Karl du Fresne, a freelance journalist, is the
former editor of the Dominion-Post. He blogs at karldufresne.blogspot.co.nz. First published in the Manawatu Standard, the Nelson Mail and Stuff.
3 comments:
It takes a war to change NZ as we have seen in the country's history. That was huge change. What the person in custody wants if for us to panic and to grow the same kind of hatred in our hearts that he has. It is not going to happen. There is still a vestige of Christian grace in NZ. Thank God for it.
I have to say - I was totally amazed that this atrocity was committed by a deranged western individual. I had anticipated the first such event would be perpetrated by one (or more)of the main-stream extremists.
I envy you Karl, those moments in a life when total realisation comes of what is almost perfection.
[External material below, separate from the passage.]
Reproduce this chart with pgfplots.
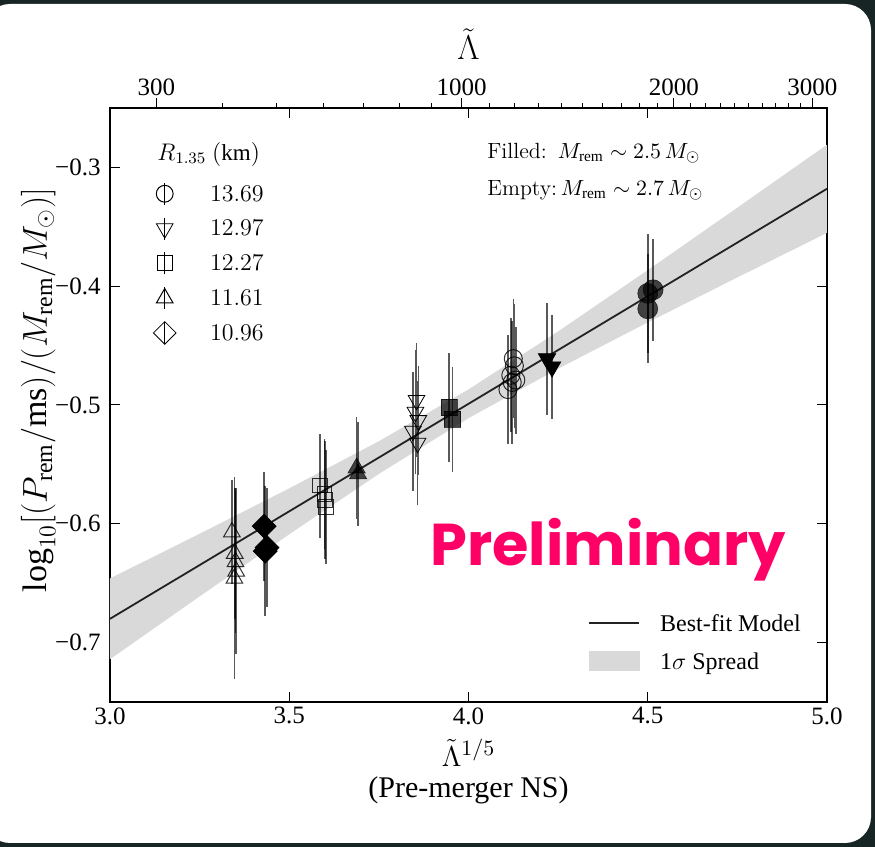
\documentclass[border=0pt]{standalone}
\usepackage{pgfplots}
\usepackage{pgfplotstable}
\pgfplotsset{compat=1.18}
\usepackage{fontspec}
\setmainfont{Liberation Serif}
\newfontfamily\prelimfont{Poppins}
\newcommand\lmr{\fontfamily{lmr}\selectfont}
\definecolor{bgdark}{RGB}{23,37,36}
\definecolor{bandgray}{RGB}{217,217,217}
\definecolor{prelim}{RGB}{255,0,102}
\definecolor{fitline}{RGB}{34,34,34}

% columns: x, y, error
\pgfplotstableread{
x y ey
3.340 -0.607 0.044
3.348 -0.625 0.055
3.350 -0.632 0.060
3.352 -0.640 0.070
3.347 -0.646 0.085
}\triupE
\pgfplotstableread{
x y ey
3.430 -0.602 0.046
3.438 -0.620 0.050
3.433 -0.623 0.055
}\diamF
\pgfplotstableread{
x y ey
3.586 -0.568 0.044
3.598 -0.575 0.046
3.600 -0.580 0.050
3.602 -0.586 0.048
}\squareE
\pgfplotstableread{
x y ey
3.688 -0.553 0.043
3.692 -0.558 0.044
}\triupF
\pgfplotstableread{
x y ey
3.855 -0.496 0.048
3.852 -0.506 0.052
3.860 -0.513 0.046
3.845 -0.522 0.050
3.858 -0.532 0.052
}\tridnE
\pgfplotstableread{
x y ey
3.946 -0.502 0.046
3.955 -0.512 0.044
}\squareF
\pgfplotstableread{
x y ey
4.125 -0.461 0.050
4.128 -0.467 0.052
4.118 -0.475 0.048
4.132 -0.479 0.045
4.122 -0.481 0.052
4.110 -0.487 0.046
}\circE
\pgfplotstableread{
x y ey
4.219 -0.461 0.047
4.233 -0.468 0.044
}\tridnF
\pgfplotstableread{
x y ey
4.500 -0.406 0.050
4.515 -0.403 0.043
4.500 -0.419 0.046
}\circF

\pgfplotsset{
  ebars/.style={only marks, forget plot,
    error bars/y dir=both, error bars/y explicit, error bars/error mark=none,
    error bars/error bar style={black, line width=0.8pt, opacity=0.65}},
  filledmk/.style={ebars, mark options={draw=black, fill=black, draw opacity=0.7, fill opacity=0.7, line width=0.3pt}},
  emptymk/.style={ebars, mark options={draw=black, draw opacity=0.8, line width=0.5pt}},
  legmk/.style={only marks, black, mark options={line width=0.5pt},
    legend image code/.code={
      \draw[black, line width=0.5pt] (4.5pt,-5.5pt) -- (4.5pt,5.5pt);
      \draw[mark repeat=2, mark phase=2, ##1] plot coordinates {(0pt,0pt) (4.5pt,0pt) (9pt,0pt)};}},
}

\begin{document}
\begin{tikzpicture}
\fill[bgdark] (0,0) rectangle (437.5pt,423.5pt);
\fill[white, rounded corners=13pt, overlay] (-8pt,2pt) rectangle (435.5pt,421.5pt);

\begin{axis}[
  at={(55pt,72.5pt)}, anchor=south west,
  width=358.5pt, height=297pt, scale only axis,
  xmin=3, xmax=5, ymin=-0.75, ymax=-0.25,
  xtick={3,3.5,4,4.5,5}, xticklabels={3.0,3.5,4.0,4.5,5.0},
  ytick={-0.7,-0.6,-0.5,-0.4,-0.3}, yticklabels={−0.7,−0.6,−0.5,−0.4,−0.3},
  tick align=inside, tick pos=both, xticklabel pos=lower, yticklabel pos=left,
  major tick length=5pt,
  tick style={black, line width=0.5pt},
  axis line style={line width=0.9pt},
  xticklabel style={font=\fontsize{12.5}{14}\selectfont, inner sep=2.5pt},
  yticklabel style={font=\fontsize{12.5}{14}\selectfont, inner sep=0pt, xshift=-4.5pt},
  xlabel={$\tilde{\Lambda}^{1/5}$\\[-1pt](Pre-merger NS)},
  xlabel style={align=center, font=\fontsize{15}{16.5}\selectfont, at={(axis description cs:0.5,-0.062)}, anchor=north, inner sep=0pt},
  ylabel={$\log_{10}[(P_\mathrm{rem}/\mathrm{ms})/(M_\mathrm{rem}/M_\odot)]$},
  ylabel style={font=\fontsize{17}{17}\selectfont, at={(axis description cs:-0.1,0.525)}, anchor=center, inner sep=0pt},
  legend style={draw=none, fill=none, inner sep=0pt, at={(axis cs:3.120,-0.3114)}, anchor=north west,
    font=\fontsize{11.5}{12}\selectfont, row sep=5pt, column sep=17pt,
    nodes={inner sep=0pt, text height=9.9pt, text depth=2.5pt}},
  legend cell align=left,
]
\addlegendimage{legmk, mark=o, mark size=4.2pt}
\addlegendentry{$13.69$}
\addlegendimage{legmk, mark=triangle, mark size=4.8pt, mark options={rotate=180}}
\addlegendentry{$12.97$}
\addlegendimage{legmk, mark=square, mark size=3.8pt}
\addlegendentry{$12.27$}
\addlegendimage{legmk, mark=triangle, mark size=4.8pt}
\addlegendentry{$11.61$}
\addlegendimage{legmk, mark=square, mark size=4pt, mark options={rotate=45}}
\addlegendentry{$10.96$}

% 1 sigma band
\addplot[fill=bandgray, draw=none, forget plot] coordinates {
 (3.0,-0.646) (3.25,-0.6084) (3.5,-0.5702) (3.75,-0.5305) (4.0,-0.4869)
 (4.25,-0.4381) (4.5,-0.3865) (4.75,-0.3339) (5.0,-0.2809)
 (5.0,-0.3551) (4.75,-0.3926) (4.5,-0.4305) (4.25,-0.4694) (4.0,-0.5111)
 (3.75,-0.5580) (3.5,-0.6088) (3.25,-0.6611) (3.0,-0.714)
} -- cycle;
% best fit
\addplot[fitline, line width=0.9pt, forget plot] coordinates {(3.0,-0.680) (5.0,-0.318)};

\addplot[emptymk, mark=triangle, mark size=4.8pt] table[x=x, y=y, y error=ey] {\triupE};
\addplot[filledmk, mark=square*, mark size=4.2pt, mark options={rotate=45}] table[x=x, y=y, y error=ey] {\diamF};
\addplot[emptymk, mark=square, mark size=3.6pt] table[x=x, y=y, y error=ey] {\squareE};
\addplot[filledmk, mark=triangle*, mark size=5pt] table[x=x, y=y, y error=ey] {\triupF};
\addplot[emptymk, mark=triangle, mark size=4.8pt, mark options={rotate=180}] table[x=x, y=y, y error=ey] {\tridnE};
\addplot[filledmk, mark=square*, mark size=4.1pt] table[x=x, y=y, y error=ey] {\squareF};
\addplot[emptymk, mark=o, mark size=4.5pt] table[x=x, y=y, y error=ey] {\circE};
\addplot[filledmk, mark=triangle*, mark size=5pt, mark options={rotate=180}] table[x=x, y=y, y error=ey] {\tridnF};
\addplot[filledmk, mark=*, mark size=5pt] table[x=x, y=y, y error=ey] {\circF};

\node[anchor=base west, font=\fontsize{11.5}{12}\selectfont, inner sep=0pt] at (axis cs:3.131,-0.2941) {$R_{1.35}\ \mathrm{(km)}$};
\node[anchor=base west, font=\fontsize{11}{12}\selectfont, inner sep=0pt] at (axis cs:4.0516,-0.2924) {\lmr Filled:\ \,$M_\mathrm{rem}\sim 2.5\,M_\odot$};
\node[anchor=base west, font=\fontsize{11}{12}\selectfont, inner sep=0pt] at (axis cs:4.0516,-0.3236) {\lmr Empty:\,$M_\mathrm{rem}\sim 2.7\,M_\odot$};
\node[anchor=base west, inner sep=0pt, text=prelim, font=\prelimfont\bfseries\fontsize{29.5}{30}\selectfont] at (axis cs:3.893,-0.635) {Preliminary};
\end{axis}

\begin{axis}[
  at={(55pt,72.5pt)}, anchor=south west,
  width=358.5pt, height=297pt, scale only axis,
  xmin=3, xmax=5, ymin=-0.75, ymax=-0.25,
  axis x line*=top, axis y line=none,
  axis line style={line width=0.9pt},
  xtick={3.1291,3.9811,4.5730,4.9593}, xticklabels={300,1000,2000,3000},
  minor xtick={3.3144,3.4657,3.5944,3.7070,3.8073,3.8981,4.0576,4.1289,4.1955,4.2582,4.3174,4.3735,4.4268,4.4777,4.5263,4.6179,4.6610,4.7026,4.7428,4.7817,4.8193,4.8558,4.8913,4.9257},
  tick align=outside, major tick length=5pt, minor tick length=2.5pt,
  tick style={black, line width=0.5pt},
  xticklabel style={font=\fontsize{12.5}{14}\selectfont, inner sep=1pt},
  xlabel={$\tilde{\Lambda}$},
  xlabel style={font=\fontsize{16}{16}\selectfont, at={(axis description cs:0.5,1.081)}, anchor=base, inner sep=0pt},
  legend style={draw=none, fill=none, inner sep=0pt, at={(axis cs:4.3333,-0.6714)}, anchor=north west,
    font=\fontsize{12}{13}\selectfont, row sep=5pt, column sep=10pt,
    nodes={inner sep=0pt, text height=11pt, text depth=3pt}},
  legend cell align=left,
]
\addlegendimage{fitline, line width=0.9pt, legend image code/.code={\draw[##1] (0pt,0pt) -- (25pt,0pt);}}
\addlegendentry{Best-fit Model}
\addlegendimage{legend image code/.code={\fill[bandgray] (0pt,-4.75pt) rectangle (25pt,4.75pt);}}
\addlegendentry{1$\sigma$ Spread}
\end{axis}
\end{tikzpicture}
\end{document}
We all have these wonderful times, mine came early on a trip to climb a range of Mountains on the Isle of Skye, at the tender age of 16 with four others. Having climbed the highest peak in the Black Cuillins rocky Sgurr Alasdair designated now, a grade 2 scramble! ( For safety we took along our parents old rope clothes lines thankfully not needed).
There we sat on that fine afternoon (unbelievable that it not having rained, or even looking like rain)!; under an clear azure blue sky. Our views encompassed the Inner Hebrides, and further to the West the Outer Hebrides Isles, clear as crystal set like jewels in an enchanted sea.
Idyllic days are few and far between, if they come at all; the Arthurian Poets rightly named them as a dream worth having. It is not however in this hard world of ever changing realities, that we can enjoy such diversions that nature rewards us with.
I guess that was the real message in Lord Bryon’s Childe Harold’s Pilgrimage; we are, as I once heard described, as victims to the Fallacies of Hope. So long as that remains so will we.
We live in a land of ever contrasting beauty, no wonder people choose this as their final Elysian Fields!
Enjoy your holiday Karl, in a now vanishing New Zealand, and I trust your return to reality has a soft landing.